Pero no he cogido hoy la pluma para poner a prueba tu paciencia con filosofías, sino para decirte que el deseo que me susurraste, en un momento que recuerdo con total agudeza de sentimientos, se hará realidad, tu petición de que muriese con tu nombre en los labios. Lo haré. Estoy seguro de que no es necesario que te lo diga, y puede que esto nunca llegue siquiera a tus manos (aquí el correo es, en el mejor de los casos, precario). Pero ese nombre musitado llegará de un modo u otro a tus oídos.

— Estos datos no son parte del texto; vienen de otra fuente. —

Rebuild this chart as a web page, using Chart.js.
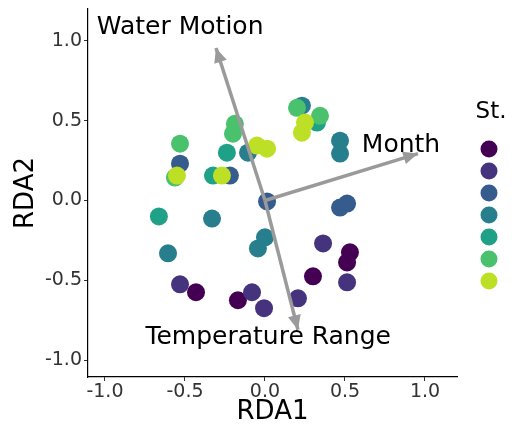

Ahora, mi queridísimo amor, piensa en mí con todo el perdón que seas capaz de reunir y que los dioses te colmen de felicidad hasta que seas mucho más anciana que este viejo despojo. Que Dios bendiga a tu pequeña y a Yves, afortunados de quedar a tu buen recaudo. Cuéntale a la niña alguna que otra historia sobre mí cuando crezca. Le dejo mi dinero a Aude… sí, Yves me ha dicho cómo se llama y él guardará mis ahorros para ella en la cuenta de París. Destina una pequeña parte de estos para llevarla algún día a Étretat. Si en algún momento vuelves a coger un pincel, recuerda que junto con todas las aldeas, acantilados y paseos que se pueden dar por sus alrededores, es el paraíso de un pintor. Te beso la mano, mi amor.
Olivier Vignot
Marlow
La mañana de mi regreso a Goldengrove era igualmente soleada; parecía que me hubiese traído la primavera desde Francia. También había traído para Mary un anillo de oro del siglo XIX engastado con rubíes, que me había costado más que el montante total de mis gastos de los últimos seis meses. El personal se alegró de verme, y despaché la primera avalancha de mensajes y papeleo en el tiempo que tardé en tomarme una única taza de café. Sus notas y las del doctor Crown, a cuyo cuidado había dejado a Robert, eran esperanzadoras; Robert seguía sin hablar, pero había estado entretenido y alegre, más participativo en las comidas colectivas, y había sonreído a los pacientes y al personal.
A continuación examiné a mis otros pacientes, dos de los cuales eran nuevos. Una de ellas era una chica joven a la que habían dado el alta tras permanecer bajo vigilancia por riesgo de suicidio en un hospital de Washington, y que estaba decidida a restablecerse lo suficiente para no hacer sufrir más a su familia. Me contó que ver llorar a su madre por ella había cambiado su perspectiva de muchas cosas. La otra recién llegada era una anciana; tenía mis dudas acerca de sus buenas condiciones físicas para estar aquí, pero hablaría con su familia. Me ofreció brevemente su mano delgada como una hoja, y yo la sostuve. Luego cogí mi maletín y me fui a ver a Robert.